Driving out of town with my after-school job money, I would go to a rent by the hour stable.
This stable existed long before rules of insurance, helmets, waiver contracts, guided rides and walk only stipulations.
Here, I found my solace in a strawberry roan gelding named Jam. He wasn’t the prettiest, nor well conformed, but he was the one I connected to.
He and I would find mazes of trails alone, my hair in the wind and an unforgiving time ticking on the watch. Walking by canals and trotting into a pond and cantering under Spanish moss covered oaks, he was kind, eager, and comfortable.

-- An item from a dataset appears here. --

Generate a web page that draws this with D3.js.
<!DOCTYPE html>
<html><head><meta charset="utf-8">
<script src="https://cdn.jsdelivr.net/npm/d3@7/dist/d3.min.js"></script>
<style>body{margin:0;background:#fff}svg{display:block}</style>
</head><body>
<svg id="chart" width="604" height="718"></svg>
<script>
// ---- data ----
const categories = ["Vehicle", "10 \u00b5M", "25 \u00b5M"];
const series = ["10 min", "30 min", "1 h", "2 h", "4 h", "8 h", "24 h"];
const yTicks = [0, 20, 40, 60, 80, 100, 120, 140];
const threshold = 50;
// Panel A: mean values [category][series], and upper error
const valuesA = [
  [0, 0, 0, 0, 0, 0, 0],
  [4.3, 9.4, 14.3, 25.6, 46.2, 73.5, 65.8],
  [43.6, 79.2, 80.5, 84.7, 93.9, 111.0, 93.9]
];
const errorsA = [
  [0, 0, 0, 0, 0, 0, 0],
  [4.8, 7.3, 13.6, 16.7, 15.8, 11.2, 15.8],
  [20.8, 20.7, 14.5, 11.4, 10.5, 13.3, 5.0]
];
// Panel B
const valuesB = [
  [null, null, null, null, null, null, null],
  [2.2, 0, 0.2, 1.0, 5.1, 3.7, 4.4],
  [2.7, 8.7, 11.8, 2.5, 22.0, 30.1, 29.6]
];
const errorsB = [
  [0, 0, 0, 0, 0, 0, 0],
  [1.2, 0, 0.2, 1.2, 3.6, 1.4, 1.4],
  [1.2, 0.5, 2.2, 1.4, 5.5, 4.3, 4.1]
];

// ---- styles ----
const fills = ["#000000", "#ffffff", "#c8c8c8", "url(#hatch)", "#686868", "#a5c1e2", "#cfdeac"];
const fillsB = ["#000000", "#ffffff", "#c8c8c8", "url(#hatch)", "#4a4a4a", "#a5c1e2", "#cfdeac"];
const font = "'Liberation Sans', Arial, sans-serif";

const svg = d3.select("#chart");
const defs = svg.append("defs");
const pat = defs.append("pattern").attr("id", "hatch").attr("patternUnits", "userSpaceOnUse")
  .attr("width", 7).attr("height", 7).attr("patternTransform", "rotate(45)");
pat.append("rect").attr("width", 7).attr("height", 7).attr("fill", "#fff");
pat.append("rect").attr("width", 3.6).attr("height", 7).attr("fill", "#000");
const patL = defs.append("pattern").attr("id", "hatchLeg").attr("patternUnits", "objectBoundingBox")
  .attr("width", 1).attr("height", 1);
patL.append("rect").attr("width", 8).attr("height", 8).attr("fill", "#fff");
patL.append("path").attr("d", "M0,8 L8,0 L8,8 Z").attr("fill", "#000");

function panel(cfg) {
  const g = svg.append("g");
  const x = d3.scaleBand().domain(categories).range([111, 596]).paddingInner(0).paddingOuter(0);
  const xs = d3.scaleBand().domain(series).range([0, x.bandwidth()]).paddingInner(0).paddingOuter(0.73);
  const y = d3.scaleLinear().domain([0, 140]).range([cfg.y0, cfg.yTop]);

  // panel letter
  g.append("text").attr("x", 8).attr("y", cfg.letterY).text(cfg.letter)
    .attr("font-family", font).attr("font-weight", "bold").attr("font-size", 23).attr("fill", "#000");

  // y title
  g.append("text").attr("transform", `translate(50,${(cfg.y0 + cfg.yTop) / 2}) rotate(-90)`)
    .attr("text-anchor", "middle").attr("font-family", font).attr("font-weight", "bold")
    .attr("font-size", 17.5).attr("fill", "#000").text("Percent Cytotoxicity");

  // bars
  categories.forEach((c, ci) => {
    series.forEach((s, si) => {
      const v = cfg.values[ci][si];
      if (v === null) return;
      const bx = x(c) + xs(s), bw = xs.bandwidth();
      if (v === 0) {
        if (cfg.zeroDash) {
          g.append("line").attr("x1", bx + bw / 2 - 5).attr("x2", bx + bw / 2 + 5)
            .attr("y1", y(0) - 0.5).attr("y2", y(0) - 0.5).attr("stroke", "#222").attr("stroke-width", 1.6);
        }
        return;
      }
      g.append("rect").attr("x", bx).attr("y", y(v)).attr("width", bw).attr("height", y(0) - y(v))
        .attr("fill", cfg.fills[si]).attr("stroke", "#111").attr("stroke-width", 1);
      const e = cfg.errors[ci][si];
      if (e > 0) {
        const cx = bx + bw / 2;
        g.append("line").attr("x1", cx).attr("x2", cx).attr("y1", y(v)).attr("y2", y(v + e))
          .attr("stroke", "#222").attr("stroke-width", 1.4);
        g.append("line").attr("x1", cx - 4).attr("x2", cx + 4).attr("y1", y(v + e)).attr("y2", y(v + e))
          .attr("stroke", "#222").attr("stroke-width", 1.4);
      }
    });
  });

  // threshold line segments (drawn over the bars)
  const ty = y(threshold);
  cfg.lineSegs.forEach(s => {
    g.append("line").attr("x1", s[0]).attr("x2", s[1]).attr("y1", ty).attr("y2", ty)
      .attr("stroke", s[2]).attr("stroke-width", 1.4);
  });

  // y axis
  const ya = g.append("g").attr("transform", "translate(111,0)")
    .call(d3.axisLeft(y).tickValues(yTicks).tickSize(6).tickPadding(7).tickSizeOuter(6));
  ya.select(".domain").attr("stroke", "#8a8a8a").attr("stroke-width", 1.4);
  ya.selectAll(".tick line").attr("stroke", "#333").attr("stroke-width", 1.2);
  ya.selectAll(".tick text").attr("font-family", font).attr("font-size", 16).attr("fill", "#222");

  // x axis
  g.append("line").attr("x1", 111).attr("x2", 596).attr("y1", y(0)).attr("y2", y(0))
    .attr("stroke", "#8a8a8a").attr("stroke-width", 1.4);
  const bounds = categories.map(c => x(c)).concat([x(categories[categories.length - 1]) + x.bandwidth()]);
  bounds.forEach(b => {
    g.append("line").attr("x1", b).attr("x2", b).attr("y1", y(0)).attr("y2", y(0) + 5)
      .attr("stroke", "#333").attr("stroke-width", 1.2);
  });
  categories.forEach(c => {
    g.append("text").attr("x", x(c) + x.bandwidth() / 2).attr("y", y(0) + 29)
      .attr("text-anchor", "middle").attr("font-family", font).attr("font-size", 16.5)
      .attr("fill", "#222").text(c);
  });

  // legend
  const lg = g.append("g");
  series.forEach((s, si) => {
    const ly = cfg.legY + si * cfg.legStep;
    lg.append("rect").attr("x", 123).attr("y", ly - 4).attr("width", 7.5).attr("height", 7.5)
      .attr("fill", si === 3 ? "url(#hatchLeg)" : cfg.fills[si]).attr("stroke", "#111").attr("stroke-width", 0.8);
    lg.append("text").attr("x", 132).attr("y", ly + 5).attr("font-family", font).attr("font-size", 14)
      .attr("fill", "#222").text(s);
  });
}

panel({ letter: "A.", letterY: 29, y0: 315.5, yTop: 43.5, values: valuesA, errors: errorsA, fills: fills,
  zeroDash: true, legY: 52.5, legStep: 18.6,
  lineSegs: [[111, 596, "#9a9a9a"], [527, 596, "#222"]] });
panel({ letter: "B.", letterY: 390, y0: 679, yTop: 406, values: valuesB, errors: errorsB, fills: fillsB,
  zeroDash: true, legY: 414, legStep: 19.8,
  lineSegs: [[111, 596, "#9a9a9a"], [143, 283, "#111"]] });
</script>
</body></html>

He would easily move into any transition and come back down with the slightest pressure. He was remarkable to me; at the time, I was ignorant about horses and this was bliss.The only thing that I had was willingness, the hourly rate, and the fever in my heart for horses.

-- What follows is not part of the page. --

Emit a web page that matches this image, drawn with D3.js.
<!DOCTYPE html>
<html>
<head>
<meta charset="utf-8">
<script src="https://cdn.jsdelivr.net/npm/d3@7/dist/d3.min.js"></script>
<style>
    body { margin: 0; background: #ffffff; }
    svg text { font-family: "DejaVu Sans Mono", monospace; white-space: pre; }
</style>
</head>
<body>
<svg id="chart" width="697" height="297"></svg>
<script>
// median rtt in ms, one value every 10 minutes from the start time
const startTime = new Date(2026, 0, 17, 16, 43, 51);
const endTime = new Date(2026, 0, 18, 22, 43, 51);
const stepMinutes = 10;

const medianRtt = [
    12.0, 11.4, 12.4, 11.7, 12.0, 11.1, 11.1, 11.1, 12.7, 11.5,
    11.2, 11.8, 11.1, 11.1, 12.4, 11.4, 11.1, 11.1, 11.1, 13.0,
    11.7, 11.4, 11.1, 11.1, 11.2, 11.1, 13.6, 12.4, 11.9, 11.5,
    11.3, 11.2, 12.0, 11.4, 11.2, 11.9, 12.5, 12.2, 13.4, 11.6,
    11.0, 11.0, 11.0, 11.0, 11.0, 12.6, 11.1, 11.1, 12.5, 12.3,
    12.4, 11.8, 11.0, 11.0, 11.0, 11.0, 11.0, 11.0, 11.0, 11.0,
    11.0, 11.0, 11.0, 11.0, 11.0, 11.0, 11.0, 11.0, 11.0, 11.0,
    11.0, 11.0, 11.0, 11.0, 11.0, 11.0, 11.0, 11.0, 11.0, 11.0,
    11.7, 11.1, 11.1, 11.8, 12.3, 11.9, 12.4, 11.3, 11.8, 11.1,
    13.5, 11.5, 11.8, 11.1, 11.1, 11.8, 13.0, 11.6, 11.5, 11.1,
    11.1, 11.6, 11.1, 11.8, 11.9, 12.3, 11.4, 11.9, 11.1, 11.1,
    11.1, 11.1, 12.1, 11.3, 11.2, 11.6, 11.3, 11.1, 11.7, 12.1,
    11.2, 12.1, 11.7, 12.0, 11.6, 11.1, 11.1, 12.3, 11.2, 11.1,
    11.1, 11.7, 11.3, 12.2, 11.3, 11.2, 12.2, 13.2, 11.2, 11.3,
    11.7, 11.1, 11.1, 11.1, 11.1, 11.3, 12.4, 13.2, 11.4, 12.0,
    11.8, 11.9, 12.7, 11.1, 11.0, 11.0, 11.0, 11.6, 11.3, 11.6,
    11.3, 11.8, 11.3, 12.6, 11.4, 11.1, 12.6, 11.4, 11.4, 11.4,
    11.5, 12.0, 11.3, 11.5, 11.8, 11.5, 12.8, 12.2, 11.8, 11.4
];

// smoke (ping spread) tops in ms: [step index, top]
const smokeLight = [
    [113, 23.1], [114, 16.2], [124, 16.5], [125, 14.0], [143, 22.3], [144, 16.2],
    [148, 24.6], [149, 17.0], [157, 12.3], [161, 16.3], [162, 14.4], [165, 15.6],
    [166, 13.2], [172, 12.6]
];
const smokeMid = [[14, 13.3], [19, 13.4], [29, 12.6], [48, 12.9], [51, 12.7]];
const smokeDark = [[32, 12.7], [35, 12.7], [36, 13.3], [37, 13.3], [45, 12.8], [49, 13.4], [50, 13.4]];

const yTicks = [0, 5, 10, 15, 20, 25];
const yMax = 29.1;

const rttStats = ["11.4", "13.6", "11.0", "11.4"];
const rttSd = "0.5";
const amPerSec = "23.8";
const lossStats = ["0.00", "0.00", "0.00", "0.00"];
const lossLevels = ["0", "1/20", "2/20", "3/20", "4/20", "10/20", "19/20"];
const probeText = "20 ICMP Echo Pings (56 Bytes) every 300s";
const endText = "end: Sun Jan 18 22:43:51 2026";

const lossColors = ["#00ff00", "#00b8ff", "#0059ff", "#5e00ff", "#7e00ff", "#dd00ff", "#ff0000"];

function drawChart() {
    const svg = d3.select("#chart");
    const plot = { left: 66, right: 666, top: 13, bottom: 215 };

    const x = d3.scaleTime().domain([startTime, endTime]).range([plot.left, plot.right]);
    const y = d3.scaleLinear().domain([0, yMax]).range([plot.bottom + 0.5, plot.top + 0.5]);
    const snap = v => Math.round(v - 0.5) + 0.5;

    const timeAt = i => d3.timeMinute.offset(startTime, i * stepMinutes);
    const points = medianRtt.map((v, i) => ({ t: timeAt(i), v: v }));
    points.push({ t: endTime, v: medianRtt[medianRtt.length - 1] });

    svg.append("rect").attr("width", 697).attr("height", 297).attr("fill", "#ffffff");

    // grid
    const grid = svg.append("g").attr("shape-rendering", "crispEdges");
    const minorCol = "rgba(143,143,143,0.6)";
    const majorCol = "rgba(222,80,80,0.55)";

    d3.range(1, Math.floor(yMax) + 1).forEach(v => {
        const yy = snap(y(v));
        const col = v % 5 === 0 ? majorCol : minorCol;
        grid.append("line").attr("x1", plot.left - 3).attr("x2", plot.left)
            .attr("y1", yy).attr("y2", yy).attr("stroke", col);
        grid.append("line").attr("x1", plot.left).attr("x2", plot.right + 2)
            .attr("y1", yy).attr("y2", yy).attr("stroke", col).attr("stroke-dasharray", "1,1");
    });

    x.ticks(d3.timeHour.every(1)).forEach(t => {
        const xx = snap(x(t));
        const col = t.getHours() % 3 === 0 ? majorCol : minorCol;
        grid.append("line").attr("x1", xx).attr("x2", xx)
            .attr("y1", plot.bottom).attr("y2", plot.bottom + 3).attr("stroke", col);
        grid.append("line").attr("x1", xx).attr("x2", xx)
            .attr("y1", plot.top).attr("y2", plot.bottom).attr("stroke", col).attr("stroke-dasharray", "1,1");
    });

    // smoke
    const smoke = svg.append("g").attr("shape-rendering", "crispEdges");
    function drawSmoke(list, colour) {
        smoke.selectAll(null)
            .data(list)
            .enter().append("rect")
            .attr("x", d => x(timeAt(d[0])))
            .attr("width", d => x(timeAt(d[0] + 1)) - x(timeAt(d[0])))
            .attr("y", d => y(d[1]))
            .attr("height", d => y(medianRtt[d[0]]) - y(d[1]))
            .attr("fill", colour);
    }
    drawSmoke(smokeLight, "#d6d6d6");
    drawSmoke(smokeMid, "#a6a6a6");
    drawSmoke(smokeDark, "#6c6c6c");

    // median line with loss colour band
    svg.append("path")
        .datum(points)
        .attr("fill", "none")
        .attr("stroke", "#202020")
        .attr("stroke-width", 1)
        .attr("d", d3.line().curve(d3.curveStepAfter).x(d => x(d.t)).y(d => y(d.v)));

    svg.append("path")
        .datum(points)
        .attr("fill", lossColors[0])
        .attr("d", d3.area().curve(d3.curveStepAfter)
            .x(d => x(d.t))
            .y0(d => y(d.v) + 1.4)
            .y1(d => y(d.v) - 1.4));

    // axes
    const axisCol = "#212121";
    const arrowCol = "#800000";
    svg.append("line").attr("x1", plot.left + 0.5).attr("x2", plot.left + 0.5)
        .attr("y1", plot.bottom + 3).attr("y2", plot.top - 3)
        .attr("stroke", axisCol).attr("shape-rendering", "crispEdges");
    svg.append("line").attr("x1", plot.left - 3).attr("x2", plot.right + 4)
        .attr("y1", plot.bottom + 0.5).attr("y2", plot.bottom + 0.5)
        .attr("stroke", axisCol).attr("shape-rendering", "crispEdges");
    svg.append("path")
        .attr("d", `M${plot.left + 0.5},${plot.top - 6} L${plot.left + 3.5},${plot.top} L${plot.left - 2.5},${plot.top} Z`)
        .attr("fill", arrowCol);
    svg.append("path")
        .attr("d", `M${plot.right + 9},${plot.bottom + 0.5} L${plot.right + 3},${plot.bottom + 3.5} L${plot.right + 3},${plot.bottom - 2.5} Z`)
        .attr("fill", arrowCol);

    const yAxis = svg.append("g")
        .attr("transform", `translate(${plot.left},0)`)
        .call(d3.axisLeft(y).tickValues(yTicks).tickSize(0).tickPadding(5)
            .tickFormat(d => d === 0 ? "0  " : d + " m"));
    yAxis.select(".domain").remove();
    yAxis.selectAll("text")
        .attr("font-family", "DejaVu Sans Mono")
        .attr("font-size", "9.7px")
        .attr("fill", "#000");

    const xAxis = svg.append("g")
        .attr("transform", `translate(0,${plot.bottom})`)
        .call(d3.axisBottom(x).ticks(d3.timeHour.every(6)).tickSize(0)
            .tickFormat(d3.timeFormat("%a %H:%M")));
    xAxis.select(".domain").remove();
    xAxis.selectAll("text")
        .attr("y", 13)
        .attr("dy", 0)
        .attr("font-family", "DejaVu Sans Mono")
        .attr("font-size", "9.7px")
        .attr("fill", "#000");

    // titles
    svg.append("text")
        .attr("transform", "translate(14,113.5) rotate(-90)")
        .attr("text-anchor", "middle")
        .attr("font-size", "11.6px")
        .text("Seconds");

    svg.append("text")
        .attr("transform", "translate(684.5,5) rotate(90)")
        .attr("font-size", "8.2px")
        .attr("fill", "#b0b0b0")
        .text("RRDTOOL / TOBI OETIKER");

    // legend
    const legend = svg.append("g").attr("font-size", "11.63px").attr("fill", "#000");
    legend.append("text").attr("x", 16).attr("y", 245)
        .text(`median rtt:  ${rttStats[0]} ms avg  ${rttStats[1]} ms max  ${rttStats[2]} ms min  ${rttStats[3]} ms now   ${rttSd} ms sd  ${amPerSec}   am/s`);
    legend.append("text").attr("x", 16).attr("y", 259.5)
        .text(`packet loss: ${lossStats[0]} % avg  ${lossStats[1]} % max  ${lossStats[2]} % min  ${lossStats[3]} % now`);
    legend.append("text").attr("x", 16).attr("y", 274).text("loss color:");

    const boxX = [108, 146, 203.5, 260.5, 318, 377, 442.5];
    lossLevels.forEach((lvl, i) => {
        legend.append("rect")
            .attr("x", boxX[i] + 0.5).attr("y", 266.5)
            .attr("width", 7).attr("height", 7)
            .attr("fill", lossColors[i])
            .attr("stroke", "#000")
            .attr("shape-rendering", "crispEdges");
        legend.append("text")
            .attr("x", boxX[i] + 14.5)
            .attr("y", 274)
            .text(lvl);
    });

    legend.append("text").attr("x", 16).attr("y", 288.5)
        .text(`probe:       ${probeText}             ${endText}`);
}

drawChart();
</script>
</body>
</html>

He heard my stories, my dreams and how amazing I thought he was. He accepted the scratches and patting I gave him and seemed to take it all in. I think he knew I wouldn’t work him real hard and figured he could charm me out of the stash of carrots in my pockets. Which he did.
We would hide in the thick brush when we heard other riders coming, running past us, hooping and howling. We had our own thing and the yahoos weren't going to spoil it. I also didn’t like the thought of someone doing that to him on the days I didn’t show up.
The fondness for a strawberry roan is still with me.
Jam was sold and our time together ended. I was glad for him; he was special and needed his own person.
To this day I try to replicate that feeling, that connection. I imagine that is why I am attempting to learn dressage, to attain unity and gain the effortless.
Boy, I’ll let you know when THAT happens, lol!